## Your instructions
Write the number of lines holding the word "this", and nothing else.
>> START Data excerpts
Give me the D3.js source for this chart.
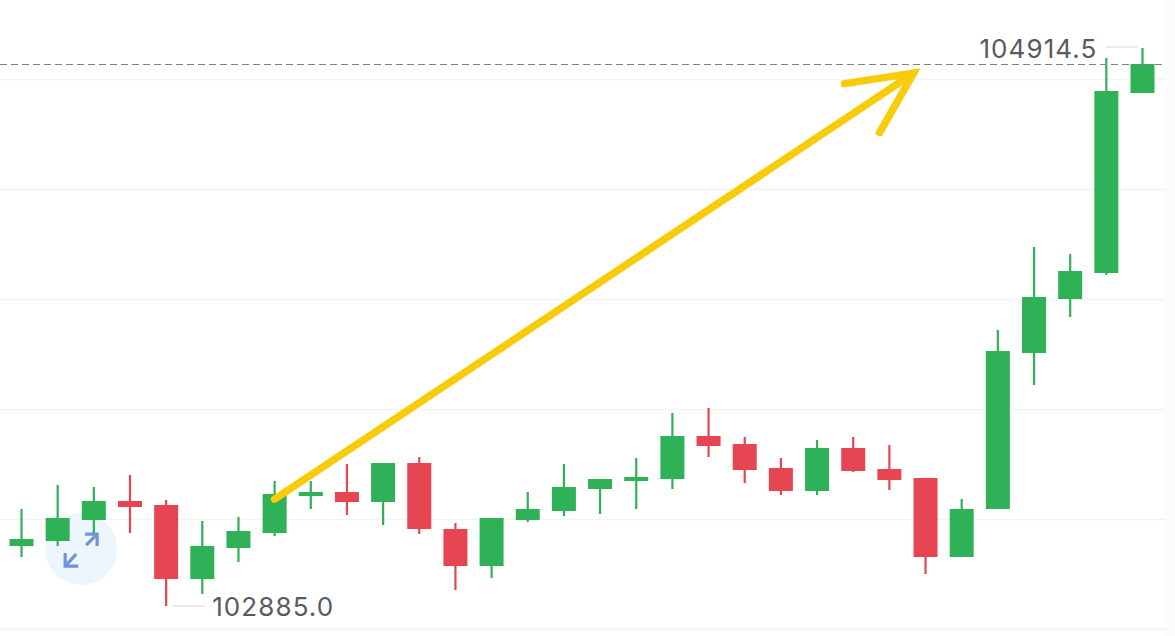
<!DOCTYPE html>
<html><head><meta charset="utf-8">
<script src="https://cdn.jsdelivr.net/npm/d3@7"></script>
<style>html,body{margin:0;padding:0;background:#fff;overflow:hidden}svg{display:block}</style>
</head><body><svg id="c" width="1175" height="636"></svg>
<script>
const opens  = [103103.2,103121.4,103197.8,103266.9,103252.3,102983.2,103095.9,103150.5,103285,103299.6,103263.2,103405,103165,103030.5,103197.8,103230.5,103310.5,103339.6,103346.9,103503.3,103474.2,103386.9,103303.3,103459.6,103383.3,103350.5,103063.2,103237.8,103805.2,104001.6,104096.1,104750.8];
const closes = [103128.7,103205,103266.9,103245,102983.2,103103.2,103157.8,103292.3,103299.6,103263.2,103405,103165,103030.5,103205,103237.8,103317.8,103346.9,103354.2,103503.3,103466.9,103379.6,103303.3,103459.6,103376,103343.3,103063.2,103237.8,103812.4,104008.8,104103.4,104758.1,104856.3];
const highs  = [103237.8,103325.1,103317.8,103361.4,103270.5,103194.1,103208.7,103339.6,103339.6,103401.5,103405,103426.9,103186.9,103205,103299.6,103401.5,103346.9,103423.3,103586.9,103605.1,103499.7,103423.3,103488.7,103499.7,103470.6,103350.5,103274.2,103888.8,104190.7,104165.2,104878.1,104914.5];
const lows   = [103063.2,103103.2,103150.5,103150.5,102885,102928.6,103045,103139.6,103237.8,103216,103179.6,103146.9,102943.2,102986.8,103190.5,103212.3,103219.6,103237.8,103310.5,103426.9,103332.4,103288.7,103288.7,103372.4,103306.9,103001.4,103063.2,103237.8,103688.8,103936.1,104088.8,104750.8];
const gridPrices = [102800,103200,103600,104000,104400,104800];
const lastPrice = 104856.3;
const maxLabel = "104914.5", minLabel = "102885.0";
const arrowFrom = [7.0,103274], arrowTo = [24.67,104823];
const arrowBarbA = [22.76,104785], arrowBarbB = [23.73,104607];

const GREEN="#2fb157", RED="#e64552";
const svg=d3.select("#c");
const x=d3.scaleLinear().domain([0,31]).range([21.5,1142.5]);
const y=d3.scaleLinear().domain([102885,104914.5]).range([606,48]);

svg.append("rect").attr("x",1165).attr("y",0).attr("width",10).attr("height",636).attr("fill","#fbfcfc");

svg.selectAll("line.grid").data(gridPrices).join("line").attr("class","grid")
  .attr("x1",0).attr("x2",1165).attr("y1",d=>y(d)).attr("y2",d=>y(d))
  .attr("stroke","#f1f3f5").attr("stroke-width",1.5);

// zoom badge
const badge=svg.append("g").attr("transform",`translate(${x(1.65)},${y(103092)})`);
badge.append("circle").attr("r",36).attr("fill","#edf5fd");
badge.append("path").attr("d","M4,-15L16,-15L16,-3M5,-4L16,-15M-16,4L-16,17L-3,17M-5,5L-16,17")
  .attr("fill","none").attr("stroke","#6f95d6").attr("stroke-width",3.2);

const idx=d3.range(opens.length);
const col=i=>closes[i]>=opens[i]?GREEN:RED;
const g=svg.append("g");
g.selectAll("line.wick").data(idx).join("line").attr("class","wick")
  .attr("x1",i=>x(i)).attr("x2",i=>x(i)).attr("y1",i=>y(highs[i])).attr("y2",i=>y(lows[i]))
  .attr("stroke",col).attr("stroke-width",2.2);
g.selectAll("rect.body").data(idx).join("rect").attr("class","body")
  .attr("x",i=>x(i)-12).attr("width",24)
  .attr("y",i=>y(Math.max(opens[i],closes[i])))
  .attr("height",i=>Math.abs(y(opens[i])-y(closes[i])))
  .attr("fill",col);

// last price line
svg.append("line").attr("x1",0).attr("x2",1165).attr("y1",Math.round(y(lastPrice))+0.5).attr("y2",Math.round(y(lastPrice))+0.5)
  .attr("stroke","#7c8087").attr("stroke-width",1.2).attr("stroke-dasharray","7 4");

// extreme labels
const iMax=highs.indexOf(d3.max(highs)), iMin=lows.indexOf(d3.min(lows));
svg.append("line").attr("x1",x(iMin)+7).attr("x2",x(iMin)+39).attr("y1",y(lows[iMin])).attr("y2",y(lows[iMin])).attr("stroke","#d6d8da").attr("stroke-width",1.2);
svg.append("line").attr("x1",x(iMax)-37).attr("x2",x(iMax)-5).attr("y1",y(highs[iMax])-1).attr("y2",y(highs[iMax])-1).attr("stroke","#d6d8da").attr("stroke-width",1.2);
const labelStyle=s=>s.attr("font-family","Inter, Roboto, sans-serif").attr("font-size",26).attr("letter-spacing",1.1).attr("fill","#565a63");
svg.append("text").attr("x",x(iMin)+46).attr("y",y(lows[iMin])+10).text(minLabel).call(labelStyle);
svg.append("text").attr("x",x(iMax)-45).attr("y",y(highs[iMax])+10).attr("text-anchor","end").text(maxLabel).call(labelStyle);

// yellow arrow
const pt=p=>[x(p[0]),y(p[1])];
const line=d3.line();
[[arrowFrom,arrowTo],[arrowBarbA,arrowTo,arrowBarbB]].forEach(pts=>{
  svg.append("path").attr("d",line(pts.map(pt))).attr("fill","none")
    .attr("stroke","#f9cc0b").attr("stroke-width",7.5).attr("stroke-linecap","round").attr("stroke-linejoin","miter");
});
</script></body></html>
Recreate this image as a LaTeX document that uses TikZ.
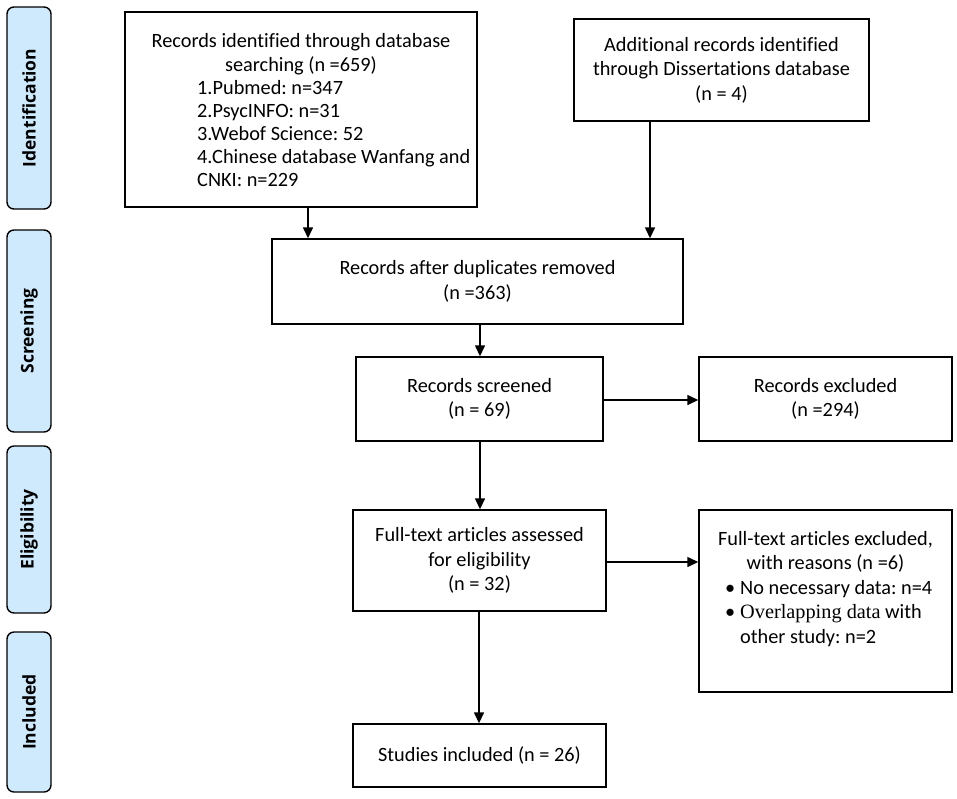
\documentclass[tikz,border=0pt]{standalone}
\usepackage{fontspec}
\setmainfont{Carlito}[Ligatures=CommonOff]
\newfontfamily\bandfont{Open Sans}
\newfontfamily\timesfont{Liberation Serif}[Ligatures=CommonOff]
\usetikzlibrary{arrows.meta}
\definecolor{bandblue}{RGB}{206,234,252}
\newcommand\boxfs{\fontsize{20.3}{24.5}\selectfont}
\newcommand\listfs{\fontsize{20.3}{23}\selectfont}
\frenchspacing
\tikzset{
  box/.style={draw=black, line width=1.4pt, inner sep=0pt, align=center, font=\boxfs},
  band/.style={draw=black, line width=1.4pt, fill=bandblue, rounded corners=7pt,
    inner sep=0pt, rotate=90, font=\bandfont\bfseries\fontsize{17.5}{20}\selectfont},
  txt/.style={inner sep=0pt, font=\boxfs},
  arr/.style={-{Triangle[length=11pt,width=10pt]}, line width=1.4pt}
}
\begin{document}
\begin{tikzpicture}[x=1pt,y=-1pt]
\useasboundingbox (0,0) rectangle (957,798);
% phase bands
\node[band, minimum width=202, minimum height=44] (bid) at (29,108) {Identification};
\node[band, minimum width=202, minimum height=44] (bsc) at (29,331) {Screening};
\node[band, minimum width=167, minimum height=44] (bel) at (29,529.5) {Eligibility};
\node[band, minimum width=160, minimum height=44] (bin) at (29,712) {Included};
% boxes
\node[box, minimum width=352, minimum height=195] (b1) at (301,109.5) {};
\node[txt, align=center, anchor=north] (b1h) at (301,33) {Records identified through database\\searching (n =659)};
\node[txt, align=left, anchor=north west, font=\listfs] (b1l) at (197,80) {1.Pubmed: n=347\\2.PsycINFO: n=31\\3.Webof Science: 52\\4.Chinese database Wanfang and\\CNKI: n=229};
\node[box, minimum width=295, minimum height=102] (b2) at (721.5,70) {Additional records identified\\through Dissertations database\\(n = 4)};
\node[box, minimum width=411, minimum height=85] (b3) at (477.5,281.5) {Records after duplicates removed\\(n =363)};
\node[box, minimum width=247, minimum height=84] (b4) at (479.5,399) {Records screened\\(n = 69)};
\node[box, minimum width=253, minimum height=84] (b5) at (825.5,399) {Records excluded\\(n =294)};
\node[box, minimum width=253, minimum height=101] (b6) at (479.5,560.5) {Full-text articles assessed\\for eligibility\\(n = 32)};
\node[box, minimum width=253, minimum height=182] (b7) at (825.5,601) {};
\node[txt, align=center, anchor=north] (b7h) at (825.5,531) {Full-text articles excluded,\\with reasons (n =6)};
\node[txt, align=left, anchor=north west] (b7l) at (740,580) {\llap{\textbullet\hspace{5pt}}No necessary data: n=4\\\llap{\textbullet\hspace{5pt}}{\timesfont Overlapping data} with\\other study: n=2};
\node[box, minimum width=253, minimum height=63] (b8) at (479.5,755.5) {Studies included (n = 26)};
% connectors
\coordinate (xa) at (308,0);
\coordinate (xb) at (650,0);
\coordinate (xc) at (480,0);
\coordinate (xd) at (479,0);
\coordinate (ya) at (0,400);
\coordinate (yb) at (0,562);
\draw[arr] (b1.south -| xa) -- (b3.north -| xa);
\draw[arr] (b2.south -| xb) -- (b3.north -| xb);
\draw[arr] (b3.south -| xc) -- (b4.north -| xc);
\draw[arr] (b4.east |- ya) -- (b5.west |- ya);
\draw[arr] (b4.south -| xc) -- (b6.north -| xc);
\draw[arr] (b6.east |- yb) -- (b7.west |- yb);
\draw[arr] (b6.south -| xd) -- (b8.north -| xd);
\end{tikzpicture}
\end{document}
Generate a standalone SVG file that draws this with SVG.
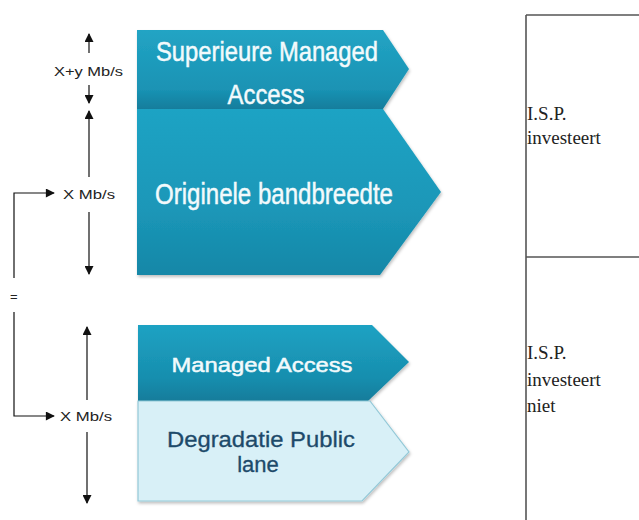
<svg xmlns="http://www.w3.org/2000/svg" width="639" height="520" viewBox="0 0 639 520">
<defs>
<style>
.lbl{font-family:"Liberation Sans",Arial,sans-serif;font-size:13px;fill:#222}
.wt{font-family:"Liberation Sans",Arial,sans-serif;fill:#f2fafc;text-anchor:middle;stroke:#f2fafc;stroke-width:0.5}
.dt{font-family:"Liberation Sans",Arial,sans-serif;fill:#1d4a6a;text-anchor:middle;stroke:#1d4a6a;stroke-width:0.3}
.tt{font-family:"Liberation Serif","Times New Roman",serif;font-size:19px;fill:#222}
.ln{stroke:#111;stroke-width:1.2;fill:none}
.tb{stroke:#555;stroke-width:1.6;fill:none}
</style>
<marker id="ah" viewBox="0 0 10 10" refX="9" refY="5" markerWidth="10" markerHeight="9" markerUnits="userSpaceOnUse" orient="auto">
<path d="M0,0 L10,5 L0,10 z" fill="#111"/>
</marker>
<linearGradient id="g1" x1="0" y1="0" x2="0" y2="1">
<stop offset="0" stop-color="#22a4c4"/>
<stop offset="0.75" stop-color="#1a93b4"/>
<stop offset="1" stop-color="#137d9c"/>
</linearGradient>
<linearGradient id="g2" x1="0" y1="0" x2="0" y2="1">
<stop offset="0" stop-color="#1fa3c4"/>
<stop offset="0.6" stop-color="#1b97b8"/>
<stop offset="1" stop-color="#1587a7"/>
</linearGradient>
<linearGradient id="g3" x1="0" y1="0" x2="0" y2="1">
<stop offset="0" stop-color="#1ea2c3"/>
<stop offset="0.7" stop-color="#178eae"/>
<stop offset="1" stop-color="#137c9b"/>
</linearGradient>
<filter id="sh" x="-5%" y="-5%" width="115%" height="120%">
<feDropShadow dx="1" dy="2" stdDeviation="1.5" flood-color="#000" flood-opacity="0.25"/>
</filter>
</defs>
<rect width="639" height="520" fill="#fff"/>

<g id="node-superieure">
<path d="M137,30 L383,30 L409,69 L383,109 L137,109 Z" fill="url(#g1)" filter="url(#sh)"/>
<text class="wt" x="267" y="61" font-size="28" textLength="222" lengthAdjust="spacingAndGlyphs">Superieure Managed</text>
<text class="wt" x="266" y="104" font-size="28" textLength="77" lengthAdjust="spacingAndGlyphs">Access</text>
</g>

<g id="node-originele">
<path d="M137,109 L383,109 L441,192 L380,275 L137,275 Z" fill="url(#g2)" filter="url(#sh)"/>
<text class="wt" x="274" y="204" font-size="30" textLength="238" lengthAdjust="spacingAndGlyphs">Originele bandbreedte</text>
</g>

<g id="node-managed">
<path d="M138,325 L372,325 L409,362 L368,401 L138,401 Z" fill="url(#g3)" filter="url(#sh)"/>
<text class="wt" x="262" y="372" font-size="21" textLength="181" lengthAdjust="spacingAndGlyphs">Managed Access</text>
</g>

<g id="node-degradatie">
<path d="M138,401 L370,401 L409,452 L362,501 L138,501 Z" fill="#d8f0f7" stroke="#93c9d8" stroke-width="1.2" filter="url(#sh)"/>
<text class="dt" x="261" y="447" font-size="22" textLength="188" lengthAdjust="spacingAndGlyphs">Degradatie Public</text>
<text class="dt" x="258" y="472" font-size="22">lane</text>
</g>

<g id="labels">
<text class="lbl" x="54" y="76" textLength="69" lengthAdjust="spacingAndGlyphs">X+y Mb/s</text>
<text class="lbl" x="63" y="199" textLength="52" lengthAdjust="spacingAndGlyphs">X Mb/s</text>
<text class="lbl" x="60" y="421" textLength="52" lengthAdjust="spacingAndGlyphs">X Mb/s</text>
<text class="lbl" x="10" y="301">=</text>
</g>

<g id="connectors">
<line class="ln" x1="89" y1="53" x2="89" y2="34" marker-end="url(#ah)"/>
<line class="ln" x1="89" y1="85" x2="89" y2="103" marker-end="url(#ah)"/>
<line class="ln" x1="89" y1="177" x2="89" y2="111" marker-end="url(#ah)"/>
<line class="ln" x1="89" y1="212" x2="89" y2="274" marker-end="url(#ah)"/>
<line class="ln" x1="87" y1="400" x2="87" y2="327" marker-end="url(#ah)"/>
<line class="ln" x1="87" y1="432" x2="87" y2="503" marker-end="url(#ah)"/>
<polyline class="ln" points="14,278 14,193 54,193" marker-end="url(#ah)"/>
<polyline class="ln" points="14,312 14,416 54,416" marker-end="url(#ah)"/>
</g>

<g id="table">
<line class="tb" x1="526" y1="15" x2="639" y2="15"/>
<line class="tb" x1="526" y1="15" x2="526" y2="520"/>
<line class="tb" x1="526" y1="257" x2="639" y2="257"/>
<text class="tt" x="527" y="120">I.S.P.</text>
<text class="tt" x="527" y="144">investeert</text>
<text class="tt" x="527" y="359">I.S.P.</text>
<text class="tt" x="527" y="386">investeert</text>
<text class="tt" x="527" y="412">niet</text>
</g>
</svg>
>> END Data excerpts
## Solved problem
3